[Provided material start]
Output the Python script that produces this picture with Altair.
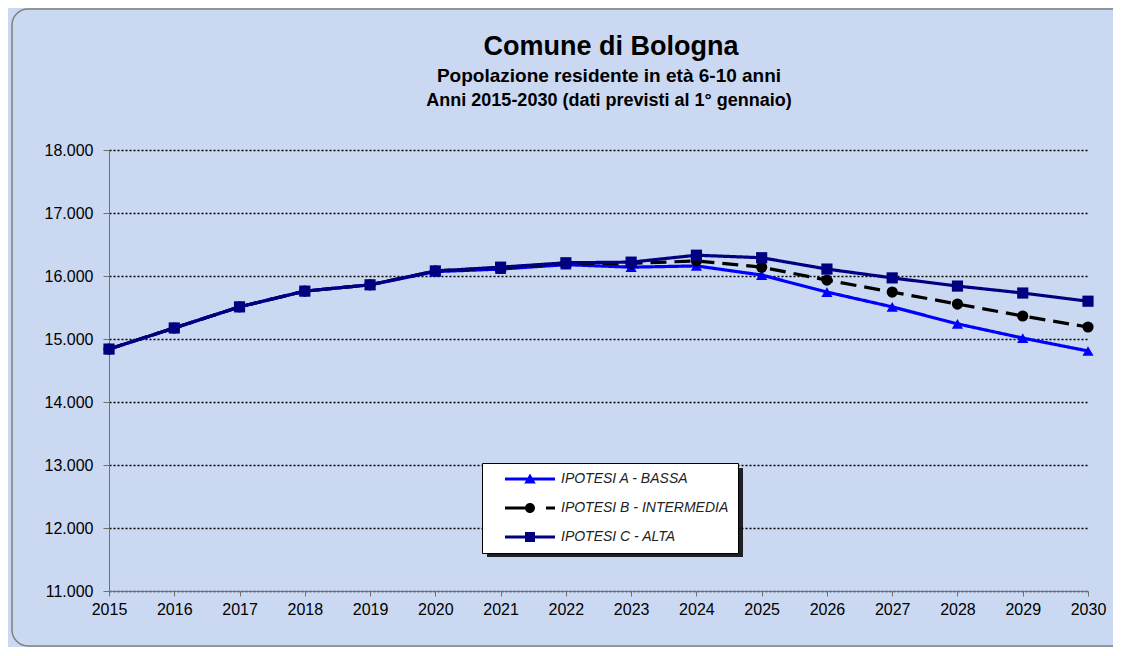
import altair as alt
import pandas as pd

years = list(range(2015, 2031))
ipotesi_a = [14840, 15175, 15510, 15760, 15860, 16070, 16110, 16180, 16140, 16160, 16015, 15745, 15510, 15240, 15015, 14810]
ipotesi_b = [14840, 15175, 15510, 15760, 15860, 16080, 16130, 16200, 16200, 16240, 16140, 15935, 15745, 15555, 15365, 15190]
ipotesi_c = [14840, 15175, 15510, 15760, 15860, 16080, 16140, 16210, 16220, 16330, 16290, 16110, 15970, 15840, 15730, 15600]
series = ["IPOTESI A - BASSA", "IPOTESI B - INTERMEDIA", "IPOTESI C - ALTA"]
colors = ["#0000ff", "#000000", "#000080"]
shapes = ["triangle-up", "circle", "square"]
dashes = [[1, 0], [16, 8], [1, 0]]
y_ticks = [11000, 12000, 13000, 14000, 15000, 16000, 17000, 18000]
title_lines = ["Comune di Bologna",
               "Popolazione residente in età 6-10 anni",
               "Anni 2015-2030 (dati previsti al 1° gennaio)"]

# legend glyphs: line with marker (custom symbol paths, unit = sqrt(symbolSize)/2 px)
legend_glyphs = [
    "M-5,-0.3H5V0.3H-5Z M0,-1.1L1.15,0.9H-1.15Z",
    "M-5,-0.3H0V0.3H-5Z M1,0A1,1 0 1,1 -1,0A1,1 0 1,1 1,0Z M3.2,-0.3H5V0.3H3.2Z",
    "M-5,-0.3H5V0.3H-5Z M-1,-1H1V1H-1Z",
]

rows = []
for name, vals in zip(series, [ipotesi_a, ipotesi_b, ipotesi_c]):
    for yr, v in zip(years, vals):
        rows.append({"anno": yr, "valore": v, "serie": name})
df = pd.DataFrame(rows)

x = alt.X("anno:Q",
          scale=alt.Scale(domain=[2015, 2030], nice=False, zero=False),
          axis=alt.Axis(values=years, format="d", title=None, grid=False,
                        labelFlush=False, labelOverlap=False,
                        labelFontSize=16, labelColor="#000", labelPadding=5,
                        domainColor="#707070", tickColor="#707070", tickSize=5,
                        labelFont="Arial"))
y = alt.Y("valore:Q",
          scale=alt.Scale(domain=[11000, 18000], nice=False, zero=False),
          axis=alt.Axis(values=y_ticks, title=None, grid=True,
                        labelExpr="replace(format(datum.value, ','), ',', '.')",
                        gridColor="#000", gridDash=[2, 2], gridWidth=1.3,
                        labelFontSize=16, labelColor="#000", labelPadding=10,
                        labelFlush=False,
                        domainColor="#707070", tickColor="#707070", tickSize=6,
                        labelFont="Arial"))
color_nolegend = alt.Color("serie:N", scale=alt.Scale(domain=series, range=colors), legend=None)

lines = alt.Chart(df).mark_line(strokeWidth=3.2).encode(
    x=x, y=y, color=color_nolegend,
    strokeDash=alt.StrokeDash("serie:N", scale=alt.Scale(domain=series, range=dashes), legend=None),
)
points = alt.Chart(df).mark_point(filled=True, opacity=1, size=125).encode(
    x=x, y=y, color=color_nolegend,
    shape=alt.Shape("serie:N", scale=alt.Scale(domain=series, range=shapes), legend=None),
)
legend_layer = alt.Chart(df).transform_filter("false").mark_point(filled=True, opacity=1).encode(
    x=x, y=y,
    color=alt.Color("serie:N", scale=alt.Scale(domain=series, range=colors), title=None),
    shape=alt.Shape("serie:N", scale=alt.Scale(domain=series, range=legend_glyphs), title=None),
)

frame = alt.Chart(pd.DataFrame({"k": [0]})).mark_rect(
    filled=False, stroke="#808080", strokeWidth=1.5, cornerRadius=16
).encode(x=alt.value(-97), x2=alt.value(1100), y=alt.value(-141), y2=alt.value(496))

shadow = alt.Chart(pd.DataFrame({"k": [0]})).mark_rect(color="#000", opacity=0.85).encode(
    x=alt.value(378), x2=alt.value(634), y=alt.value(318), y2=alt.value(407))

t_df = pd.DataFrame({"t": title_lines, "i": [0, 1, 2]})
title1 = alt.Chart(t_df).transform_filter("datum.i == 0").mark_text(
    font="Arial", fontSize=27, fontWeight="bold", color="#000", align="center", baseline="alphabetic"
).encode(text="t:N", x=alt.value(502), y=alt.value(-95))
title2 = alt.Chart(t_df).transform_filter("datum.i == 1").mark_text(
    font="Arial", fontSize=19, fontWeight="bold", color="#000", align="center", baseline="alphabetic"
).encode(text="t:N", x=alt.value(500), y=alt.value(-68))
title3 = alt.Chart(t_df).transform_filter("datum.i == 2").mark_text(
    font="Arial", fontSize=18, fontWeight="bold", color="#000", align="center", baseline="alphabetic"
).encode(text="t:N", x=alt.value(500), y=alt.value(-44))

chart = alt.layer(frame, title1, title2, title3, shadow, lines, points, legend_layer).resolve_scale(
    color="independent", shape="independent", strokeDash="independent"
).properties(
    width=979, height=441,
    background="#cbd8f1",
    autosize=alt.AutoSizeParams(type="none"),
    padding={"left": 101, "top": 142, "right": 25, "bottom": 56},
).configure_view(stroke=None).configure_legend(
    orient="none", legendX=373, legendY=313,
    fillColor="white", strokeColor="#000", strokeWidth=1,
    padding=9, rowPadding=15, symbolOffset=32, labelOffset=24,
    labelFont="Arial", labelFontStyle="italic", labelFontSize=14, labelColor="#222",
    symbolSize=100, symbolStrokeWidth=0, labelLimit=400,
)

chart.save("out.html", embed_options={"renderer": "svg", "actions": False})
[Provided material end]
Set exercise -> The listing above must be printed again exactly, minus its pictures.

The result ->
Output the Python script that produces this picture with Altair.
import altair as alt
import pandas as pd

years = list(range(2015, 2031))
ipotesi_a = [14840, 15175, 15510, 15760, 15860, 16070, 16110, 16180, 16140, 16160, 16015, 15745, 15510, 15240, 15015, 14810]
ipotesi_b = [14840, 15175, 15510, 15760, 15860, 16080, 16130, 16200, 16200, 16240, 16140, 15935, 15745, 15555, 15365, 15190]
ipotesi_c = [14840, 15175, 15510, 15760, 15860, 16080, 16140, 16210, 16220, 16330, 16290, 16110, 15970, 15840, 15730, 15600]
series = ["IPOTESI A - BASSA", "IPOTESI B - INTERMEDIA", "IPOTESI C - ALTA"]
colors = ["#0000ff", "#000000", "#000080"]
shapes = ["triangle-up", "circle", "square"]
dashes = [[1, 0], [16, 8], [1, 0]]
y_ticks = [11000, 12000, 13000, 14000, 15000, 16000, 17000, 18000]
title_lines = ["Comune di Bologna",
               "Popolazione residente in età 6-10 anni",
               "Anni 2015-2030 (dati previsti al 1° gennaio)"]

# legend glyphs: line with marker (custom symbol paths, unit = sqrt(symbolSize)/2 px)
legend_glyphs = [
    "M-5,-0.3H5V0.3H-5Z M0,-1.1L1.15,0.9H-1.15Z",
    "M-5,-0.3H0V0.3H-5Z M1,0A1,1 0 1,1 -1,0A1,1 0 1,1 1,0Z M3.2,-0.3H5V0.3H3.2Z",
    "M-5,-0.3H5V0.3H-5Z M-1,-1H1V1H-1Z",
]

rows = []
for name, vals in zip(series, [ipotesi_a, ipotesi_b, ipotesi_c]):
    for yr, v in zip(years, vals):
        rows.append({"anno": yr, "valore": v, "serie": name})
df = pd.DataFrame(rows)

x = alt.X("anno:Q",
          scale=alt.Scale(domain=[2015, 2030], nice=False, zero=False),
          axis=alt.Axis(values=years, format="d", title=None, grid=False,
                        labelFlush=False, labelOverlap=False,
                        labelFontSize=16, labelColor="#000", labelPadding=5,
                        domainColor="#707070", tickColor="#707070", tickSize=5,
                        labelFont="Arial"))
y = alt.Y("valore:Q",
          scale=alt.Scale(domain=[11000, 18000], nice=False, zero=False),
          axis=alt.Axis(values=y_ticks, title=None, grid=True,
                        labelExpr="replace(format(datum.value, ','), ',', '.')",
                        gridColor="#000", gridDash=[2, 2], gridWidth=1.3,
                        labelFontSize=16, labelColor="#000", labelPadding=10,
                        labelFlush=False,
                        domainColor="#707070", tickColor="#707070", tickSize=6,
                        labelFont="Arial"))
color_nolegend = alt.Color("serie:N", scale=alt.Scale(domain=series, range=colors), legend=None)

lines = alt.Chart(df).mark_line(strokeWidth=3.2).encode(
    x=x, y=y, color=color_nolegend,
    strokeDash=alt.StrokeDash("serie:N", scale=alt.Scale(domain=series, range=dashes), legend=None),
)
points = alt.Chart(df).mark_point(filled=True, opacity=1, size=125).encode(
    x=x, y=y, color=color_nolegend,
    shape=alt.Shape("serie:N", scale=alt.Scale(domain=series, range=shapes), legend=None),
)
legend_layer = alt.Chart(df).transform_filter("false").mark_point(filled=True, opacity=1).encode(
    x=x, y=y,
    color=alt.Color("serie:N", scale=alt.Scale(domain=series, range=colors), title=None),
    shape=alt.Shape("serie:N", scale=alt.Scale(domain=series, range=legend_glyphs), title=None),
)

frame = alt.Chart(pd.DataFrame({"k": [0]})).mark_rect(
    filled=False, stroke="#808080", strokeWidth=1.5, cornerRadius=16
).encode(x=alt.value(-97), x2=alt.value(1100), y=alt.value(-141), y2=alt.value(496))

shadow = alt.Chart(pd.DataFrame({"k": [0]})).mark_rect(color="#000", opacity=0.85).encode(
    x=alt.value(378), x2=alt.value(634), y=alt.value(318), y2=alt.value(407))

t_df = pd.DataFrame({"t": title_lines, "i": [0, 1, 2]})
title1 = alt.Chart(t_df).transform_filter("datum.i == 0").mark_text(
    font="Arial", fontSize=27, fontWeight="bold", color="#000", align="center", baseline="alphabetic"
).encode(text="t:N", x=alt.value(502), y=alt.value(-95))
title2 = alt.Chart(t_df).transform_filter("datum.i == 1").mark_text(
    font="Arial", fontSize=19, fontWeight="bold", color="#000", align="center", baseline="alphabetic"
).encode(text="t:N", x=alt.value(500), y=alt.value(-68))
title3 = alt.Chart(t_df).transform_filter("datum.i == 2").mark_text(
    font="Arial", fontSize=18, fontWeight="bold", color="#000", align="center", baseline="alphabetic"
).encode(text="t:N", x=alt.value(500), y=alt.value(-44))

chart = alt.layer(frame, title1, title2, title3, shadow, lines, points, legend_layer).resolve_scale(
    color="independent", shape="independent", strokeDash="independent"
).properties(
    width=979, height=441,
    background="#cbd8f1",
    autosize=alt.AutoSizeParams(type="none"),
    padding={"left": 101, "top": 142, "right": 25, "bottom": 56},
).configure_view(stroke=None).configure_legend(
    orient="none", legendX=373, legendY=313,
    fillColor="white", strokeColor="#000", strokeWidth=1,
    padding=9, rowPadding=15, symbolOffset=32, labelOffset=24,
    labelFont="Arial", labelFontStyle="italic", labelFontSize=14, labelColor="#222",
    symbolSize=100, symbolStrokeWidth=0, labelLimit=400,
)

chart.save("out.html", embed_options={"renderer": "svg", "actions": False})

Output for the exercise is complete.